【試乗インプレ】気分は「プロジェクトX」 トヨタ記念館で自動車産業の奥の間を覗く
更新鍛造というのは金属加工方式の一つで、高温に熱した金属をハンマーなどで叩いて、素材の密度を高めることで強度を増す手法。日本刀を作るときなどに使われる手法でもある。
現在は完全に機械化されているこの工程も、創業時の1930年代は職人の勘を頼った手作業。ハンマーは機械だが、それを動かすタイミングや相方との間合いなどは完全にマニュアルである。工程は重さの異なる3つのハンマーを使って、少しずつ形を整えていく。すべてのハンマーが動態展示となっていて、「シュポ!ガコン!」と盛大な作動音を館内に響かせながら動く。
こんな小さな部品一つ作るのにこれだけの人知、手間、労力が費やされているわけで、クルマ全体の部品数を想像しただけで、気が遠くなってしまった。同時に、そういった気が遠くなるような無数の工程の積み重ねの上で完成する自動車とは、あるいは奇跡の乗り物ではないかと感動した次第である。
トヨタESVなんてクルマあったっけ?~代表車種~
最後は各時代の代表車種の展示。カローラ、コロナ、セリカにプリウス、セルシオとおなじみの車種がずらりと並ぶが、一際異彩を放つ一台がある。トヨタESV。なんじゃそりゃ?聞いたことないぞ、と思うのも当然。市販車ではなく「実験安全車(ESV)」という研究用の車両である。
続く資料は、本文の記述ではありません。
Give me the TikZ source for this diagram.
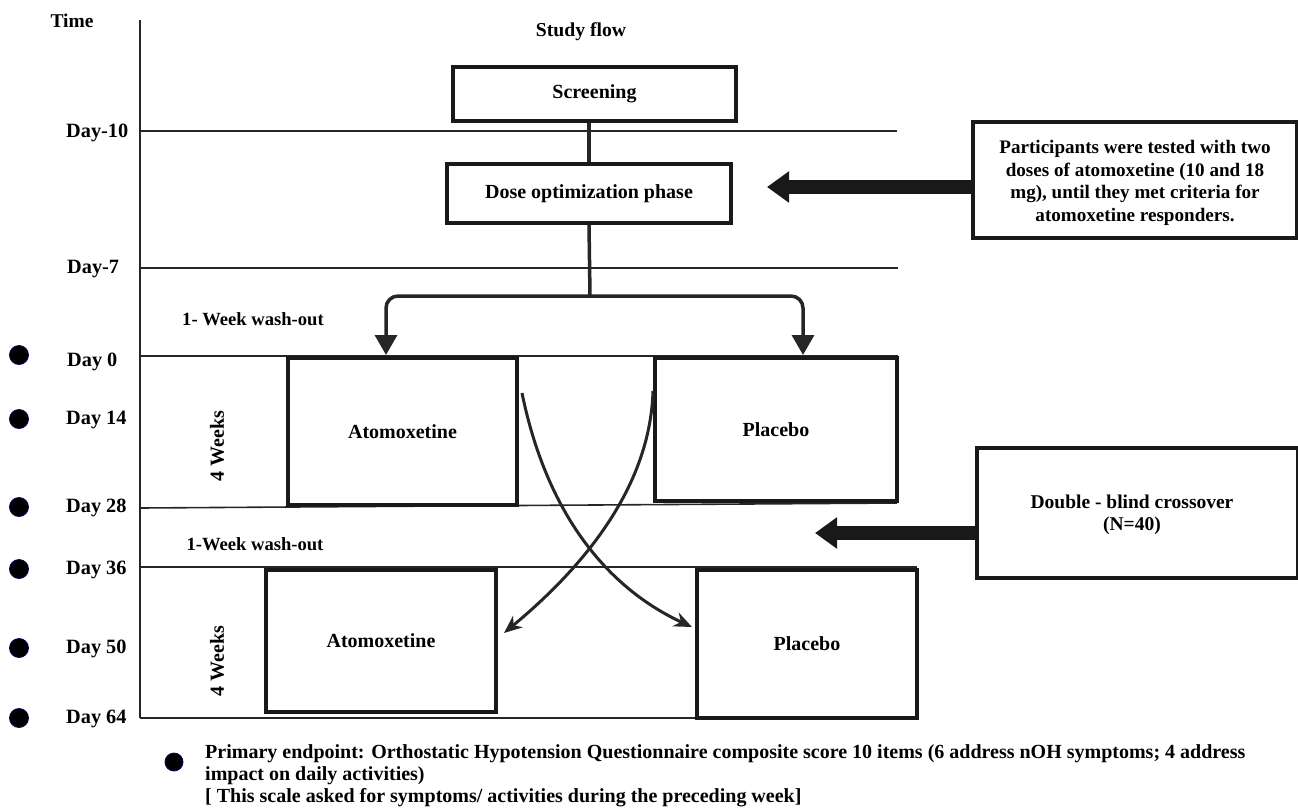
\documentclass[tikz,border=0pt]{standalone}
\usepackage{fontspec}
\setmainfont{Liberation Serif}
\usetikzlibrary{arrows.meta,calc}
\begin{document}
\begin{tikzpicture}[x=1pt,y=-1pt,
  txt/.style={font=\bfseries\fontsize{20}{22}\selectfont},
  daylbl/.style={font=\bfseries\fontsize{20.3}{22}\selectfont,anchor=west,inner sep=0pt},
  grid/.style={line width=1.6pt,draw=black!85},
  box/.style={draw=black!90,line width=4pt,inner sep=0pt,align=center,font=\bfseries\fontsize{20}{22}\selectfont},
  conn/.style={line width=3.5pt,draw=black!85},
  flowarrow/.style={line width=3.5pt,draw=black!85,-{Triangle[length=20pt,width=22pt]}},
  cross/.style={line width=3pt,draw=black!85,-{Stealth[length=18pt,width=15pt]}},
  bigarrow/.style={line width=14pt,draw=black!90,-{Triangle[length=22pt,width=30pt]}},
  dot/.style={circle,fill=black,draw=blue!35!black,line width=0.8pt,minimum size=19pt,inner sep=0pt}
]
\useasboundingbox (0,0) rectangle (1298,809);

% time axis
\draw[grid] (140,20) -- (140,718);
\node[txt,font=\bfseries\fontsize{19.5}{21}\selectfont] (time) at (72,21) {Time};
\node[txt,font=\bfseries\fontsize{19.7}{21}\selectfont] (sf) at (581,32) {Study flow};

% horizontal day lines
\draw[grid] (140,131) -- (897,131);
\draw[grid] (140,268) -- (898,268);
\draw[grid] (140,356) -- (898,356);
\draw[grid] (140,508) -- (897,503);
\draw[grid] (140,567) -- (917,567);
\draw[grid] (140,718) -- (697,718);

% day labels
\node[daylbl] (d10) at (66,133) {Day-10};
\node[daylbl] (d7) at (67,269) {Day-7};
\node[daylbl] (d0) at (67,362) {Day 0};
\node[daylbl] (d14) at (66,420) {Day 14};
\node[daylbl] (d28) at (66,508) {Day 28};
\node[daylbl] (d36) at (66,570) {Day 36};
\node[daylbl] (d50) at (66,649) {Day 50};
\node[daylbl] (d64) at (66,719) {Day 64};

% dots
\node[dot] (b0) at (19,355) {};
\node[dot] (b14) at (19,419) {};
\node[dot] (b28) at (19,507) {};
\node[dot] (b36) at (19,569) {};
\node[dot] (b50) at (19,648) {};
\node[dot] (b64) at (19,718) {};

% period labels
\node[txt,font=\bfseries\fontsize{18.6}{20}\selectfont] (wo1) at (253,319) {1- Week wash-out};
\node[txt,font=\bfseries\fontsize{18.6}{20}\selectfont] (wo2) at (255,544) {1-Week wash-out};
\node[txt,rotate=90] (w1) at (217,446) {4 Weeks};
\node[txt,rotate=90] (w2) at (217,661) {4 Weeks};

% boxes
\node[box,minimum width=283pt,minimum height=54pt] (scr) at (594.5,94) {Screening};
\node[box,minimum width=284pt,minimum height=59pt] (dose) at (589,193.5) {Dose optimization phase};
\node[box,minimum width=229pt,minimum height=147pt] (a1) at (402.5,431.5) {Atomoxetine};
\node[box,minimum width=242pt,minimum height=143pt] (p1) at (776,429.5) {Placebo};
\node[box,minimum width=230pt,minimum height=142pt] (a2) at (381,641) {Atomoxetine};
\node[box,minimum width=220pt,minimum height=148pt] (p2) at (807,644) {Placebo};
\node[box,minimum width=324pt,minimum height=116pt] (part) at (1135,180) {};
\node[align=center,inner sep=0pt,font=\bfseries\fontsize{19.1}{22.7}\selectfont] (partt) at (1135,183)
  {Participants were tested with two\\doses of atomoxetine (10 and 18\\mg), until they met criteria for\\atomoxetine responders.};
\node[box,minimum width=321pt,minimum height=130pt] (db) at (1137.5,513) {};
\node[align=center,inner sep=0pt,font=\bfseries\fontsize{19.5}{22}\selectfont] (dbt) at (1132,515)
  {Double - blind crossover\\(N=40)};

% flow connectors
\draw[conn] (dose.north |- scr.south) -- (dose.north);
\coordinate (split) at (590,296);
\draw[conn] (dose.south) -- (split);
\coordinate (tA) at (386,355);
\coordinate (tP) at (803,355);
\draw[flowarrow,rounded corners=12pt] (split) -| (tA);
\draw[flowarrow,rounded corners=12pt] (split) -| (tP);

% crossover curves
\coordinate (c1s) at ($(a1.north east)+(3,37)$);
\coordinate (c1e) at (692,627);
\coordinate (c2s) at ($(p1.north west)+(0,35)$);
\coordinate (c2e) at (504,633);
\draw[cross] (c1s) .. controls (548,520) and (612,590) .. (c1e);
\draw[cross] (c2s) .. controls (650,490) and (580,570) .. (c2e);

% big side arrows
\coordinate (ta1) at (767,187);
\draw[bigarrow] (part.west |- ta1) -- (ta1);
\coordinate (ta2) at (815,533);
\draw[bigarrow] (db.west |- ta2) -- (ta2);

% bottom note
\node[dot,minimum size=18pt] (bn) at (174,762) {};
\node[anchor=north west,inner sep=0pt,align=left,font=\bfseries\fontsize{20}{22}\selectfont] (note) at (205,744)
  {Primary endpoint: Orthostatic Hypotension Questionnaire composite score 10 items (6 address nOH symptoms; 4 address\\
   impact on daily activities)\\
   {[} This scale asked for symptoms/ activities during the preceding week{]}};
\end{tikzpicture}
\end{document}
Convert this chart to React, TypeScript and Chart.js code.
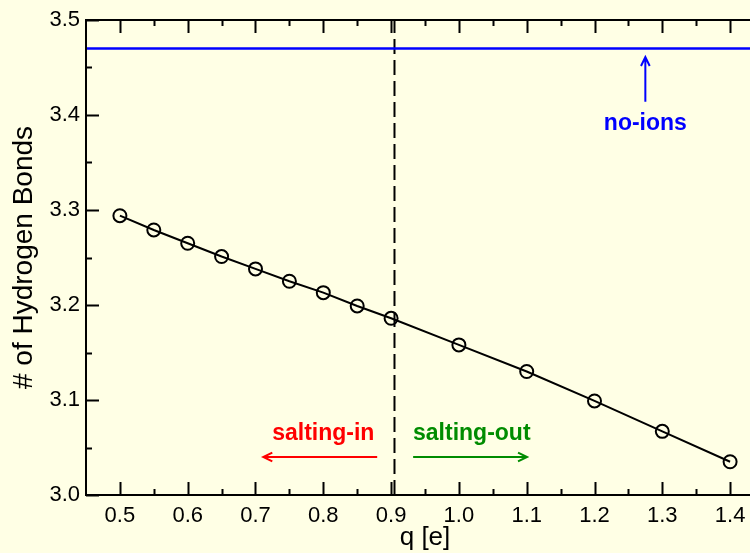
import React, { useEffect, useRef } from "react";
import { Chart, registerables } from "chart.js";

Chart.register(...registerables);

const qValues = [0.5, 0.55, 0.6, 0.65, 0.7, 0.75, 0.8, 0.85, 0.9, 1.0, 1.1, 1.2, 1.3, 1.4];
const hbValues = [3.294, 3.279, 3.265, 3.251, 3.238, 3.225, 3.213, 3.199, 3.186, 3.158, 3.130, 3.099, 3.067, 3.035];
const noIonsValue = 3.47;
const boundaryQ = 0.905;

const xMajorTicks = [0.5, 0.6, 0.7, 0.8, 0.9, 1.0, 1.1, 1.2, 1.3, 1.4];
const xMinorTicks = [0.55, 0.65, 0.75, 0.85, 0.95, 1.05, 1.15, 1.25, 1.35, 1.45];
const yMajorTicks = [3.0, 3.1, 3.2, 3.3, 3.4, 3.5];
const yMinorTicks = [3.05, 3.15, 3.25, 3.35, 3.45];

const FONT = '"Liberation Sans", Arial, Helvetica, sans-serif';
const BG = "#FFFFE5";

const framePlugin = {
  id: "frame",
  afterDatasetsDraw(chart: any) {
    const { ctx, chartArea: a, scales } = chart;
    const xs = scales.x;
    const ys = scales.y;
    ctx.save();
    ctx.strokeStyle = "#000";
    ctx.lineWidth = 2;
    ctx.beginPath();
    ctx.rect(a.left, a.top, a.right - a.left, a.bottom - a.top);
    ctx.stroke();
    const major = 13;
    const minor = 6;
    ctx.beginPath();
    xMajorTicks.forEach((v) => {
      const px = Math.round(xs.getPixelForValue(v)) + 0.5;
      ctx.moveTo(px, a.bottom); ctx.lineTo(px, a.bottom - major);
      ctx.moveTo(px, a.top); ctx.lineTo(px, a.top + major);
    });
    xMinorTicks.forEach((v) => {
      const px = Math.round(xs.getPixelForValue(v)) + 0.5;
      ctx.moveTo(px, a.bottom); ctx.lineTo(px, a.bottom - minor);
      ctx.moveTo(px, a.top); ctx.lineTo(px, a.top + minor);
    });
    yMajorTicks.forEach((v) => {
      const py = Math.round(ys.getPixelForValue(v)) + 0.5;
      ctx.moveTo(a.left, py); ctx.lineTo(a.left + major, py);
      ctx.moveTo(a.right, py); ctx.lineTo(a.right - major, py);
    });
    yMinorTicks.forEach((v) => {
      const py = Math.round(ys.getPixelForValue(v)) + 0.5;
      ctx.moveTo(a.left, py); ctx.lineTo(a.left + minor, py);
      ctx.moveTo(a.right, py); ctx.lineTo(a.right - minor, py);
    });
    ctx.stroke();

    const arrow = (x1: number, y1: number, x2: number, y2: number, color: string) => {
      ctx.strokeStyle = color;
      ctx.lineWidth = 2;
      ctx.beginPath();
      ctx.moveTo(x1, y1);
      ctx.lineTo(x2, y2);
      const ang = Math.atan2(y2 - y1, x2 - x1);
      const L = 10;
      const w = 0.45;
      ctx.moveTo(x2 - L * Math.cos(ang - w), y2 - L * Math.sin(ang - w));
      ctx.lineTo(x2, y2);
      ctx.lineTo(x2 - L * Math.cos(ang + w), y2 - L * Math.sin(ang + w));
      ctx.stroke();
    };
    const text = (s: string, x: number, y: number, color: string) => {
      ctx.fillStyle = color;
      ctx.font = `bold 23px ${FONT}`;
      ctx.textAlign = "center";
      ctx.textBaseline = "middle";
      ctx.fillText(s, x, y);
    };

    // no-ions
    arrow(xs.getPixelForValue(1.275), ys.getPixelForValue(3.414), xs.getPixelForValue(1.275), ys.getPixelForValue(3.461), "#0000FF");
    text("no-ions", xs.getPixelForValue(1.275), ys.getPixelForValue(3.391), "#0000FF");
    // salting-in
    text("salting-in", xs.getPixelForValue(0.8), ys.getPixelForValue(3.065), "#FF0000");
    arrow(xs.getPixelForValue(0.8795), ys.getPixelForValue(3.04), xs.getPixelForValue(0.7115), ys.getPixelForValue(3.04), "#FF0000");
    // salting-out
    text("salting-out", xs.getPixelForValue(1.019), ys.getPixelForValue(3.065), "#008C00");
    arrow(xs.getPixelForValue(0.9325), ys.getPixelForValue(3.04), xs.getPixelForValue(1.1005), ys.getPixelForValue(3.04), "#008C00");
    ctx.restore();
  },
};

export default function App() {
  const ref = useRef<HTMLCanvasElement | null>(null);
  useEffect(() => {
    if (!ref.current) return;
    const chart = new Chart(ref.current, {
      type: "line",
      data: {
        datasets: [
          {
            data: [
              { x: 0.45, y: noIonsValue },
              { x: 1.45, y: noIonsValue },
            ],
            borderColor: "#0000FF",
            borderWidth: 2.5,
            pointRadius: 0,
          },
          {
            data: [
              { x: boundaryQ, y: 3.0 },
              { x: boundaryQ, y: 3.5 },
            ],
            borderColor: "#000",
            borderWidth: 2,
            borderDash: [15, 6],
            pointRadius: 0,
          },
          {
            data: qValues.map((q, i) => ({ x: q, y: hbValues[i] })),
            borderColor: "#000",
            borderWidth: 2,
            pointRadius: 6.5,
            pointBorderWidth: 2,
            pointBorderColor: "#000",
            pointBackgroundColor: "rgba(0,0,0,0)",
            tension: 0,
          },
        ],
      },
      options: {
        responsive: false,
        animation: false,
        events: [],
        layout: { padding: { top: 20, right: 16, left: 0, bottom: 0 } },
        plugins: { legend: { display: false }, tooltip: { enabled: false } },
        scales: {
          x: {
            type: "linear",
            min: 0.45,
            max: 1.45,
            afterBuildTicks: (s: any) => {
              s.ticks = xMajorTicks.map((v) => ({ value: v }));
            },
            afterFit: (s: any) => {
              s.height = 58;
            },
            grid: { display: false, drawTicks: false },
            border: { display: false },
            ticks: {
              color: "#000",
              font: { family: FONT, size: 22 },
              padding: 8,
              maxRotation: 0,
              autoSkip: false,
              callback: (v: any) => Number(v).toFixed(1),
            },
            title: {
              display: true,
              text: "q [e]",
              color: "#000",
              font: { family: FONT, size: 26 },
              padding: { top: 0, bottom: 0 },
            },
          },
          y: {
            type: "linear",
            min: 3.0,
            max: 3.5,
            afterBuildTicks: (s: any) => {
              s.ticks = yMajorTicks.map((v) => ({ value: v }));
            },
            afterFit: (s: any) => {
              s.width = 86;
            },
            grid: { display: false, drawTicks: false },
            border: { display: false },
            ticks: {
              color: "#000",
              font: { family: FONT, size: 22 },
              padding: 6,
              autoSkip: false,
              callback: (v: any) => Number(v).toFixed(1),
            },
            title: {
              display: true,
              text: "# of Hydrogen Bonds",
              color: "#000",
              font: { family: FONT, size: 28 },
              padding: { top: 7, bottom: 0 },
            },
          },
        },
      },
      plugins: [framePlugin],
    });
    return () => chart.destroy();
  }, []);
  return (
    <div
      style={{
        position: "fixed",
        left: 0,
        top: 0,
        width: 750,
        height: 553,
        overflow: "hidden",
        background: BG,
      }}
    >
      <canvas ref={ref} width={780} height={553} style={{ display: "block" }} />
    </div>
  );
}
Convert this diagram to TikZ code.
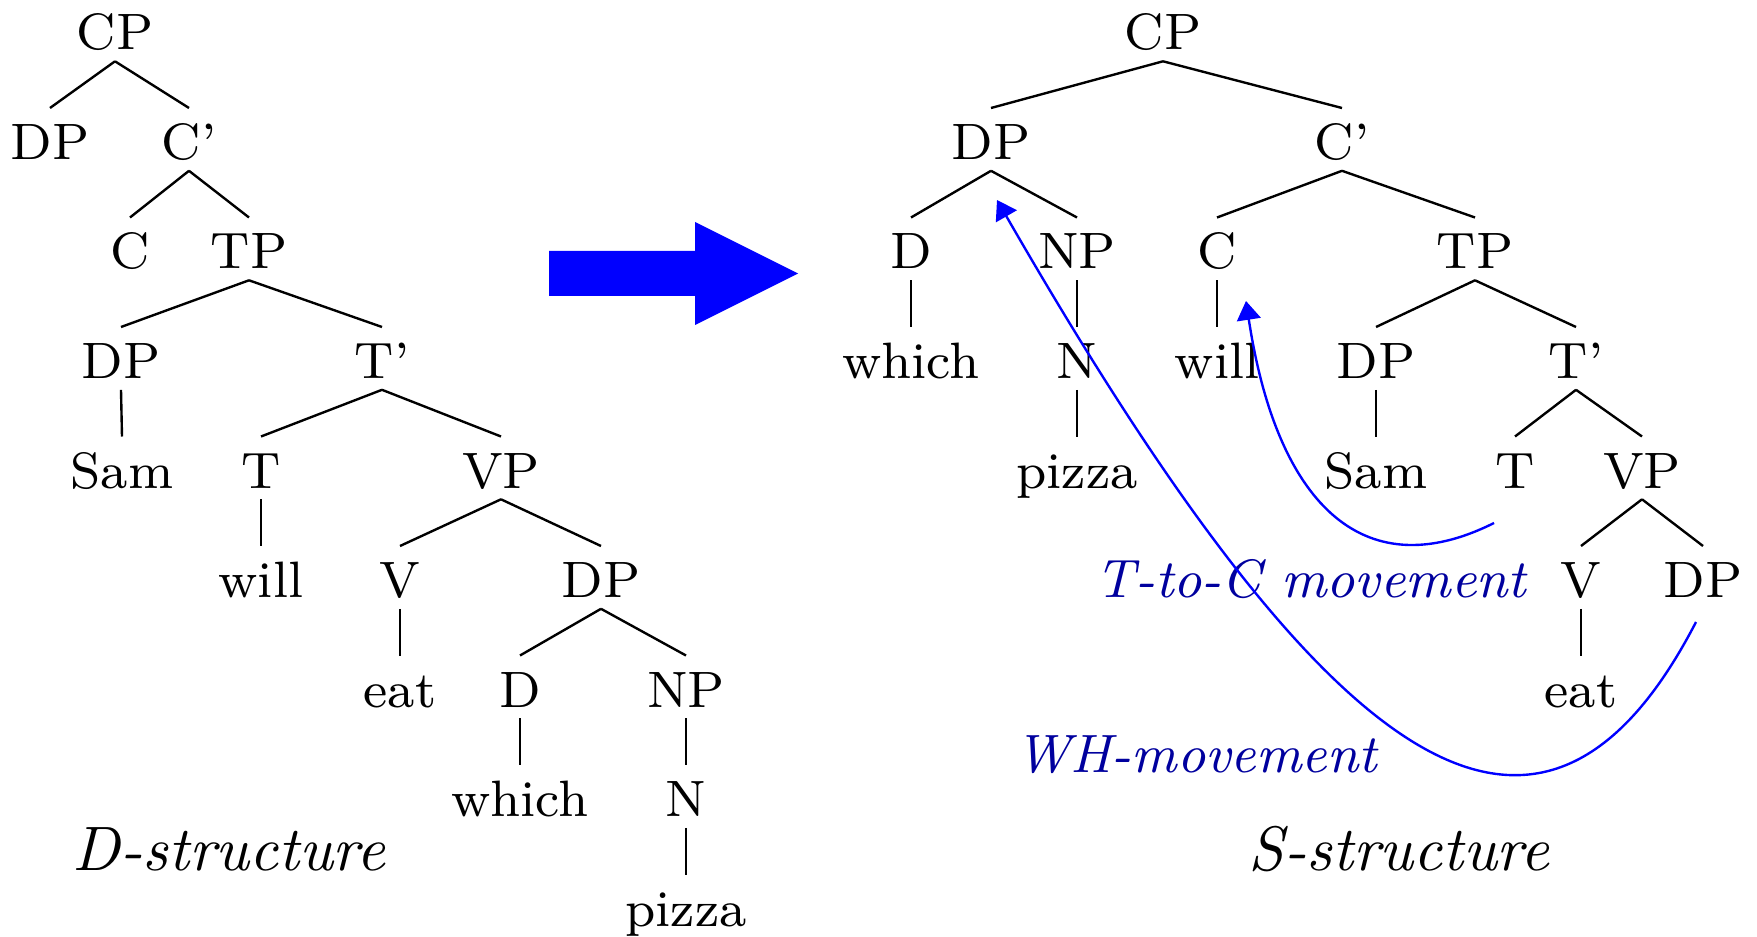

ESV(Experimental Safety Vehicle)というのは、1970年に米運輸省が提唱したクルマの安全技術水準向上を図った計画。この計画の仕様を参考に、日本政府が策定した仕様に則ってトヨタが開発したのが「ESV」というわけ。
最初から市販を目標とせず実験に最適な形状とした結果、本来カッコいいはずの2ドアクーペながら、えらく不格好。正直、出来そこないフィアット・X1-9にしか見えない。
しかし、この実験で衝撃吸収ボディや、ESC(ブレーキの電子制御による走行安定システム)、エアバッグなど、衝突事故時の乗員の安全に寄与するさまざまな技術の知見が蓄積され、その後の市販車の装備として実用化、トヨタ車の評価を高めることに大いに貢献した。そういう意味では、もっとも産技館らしい展示車両と言える。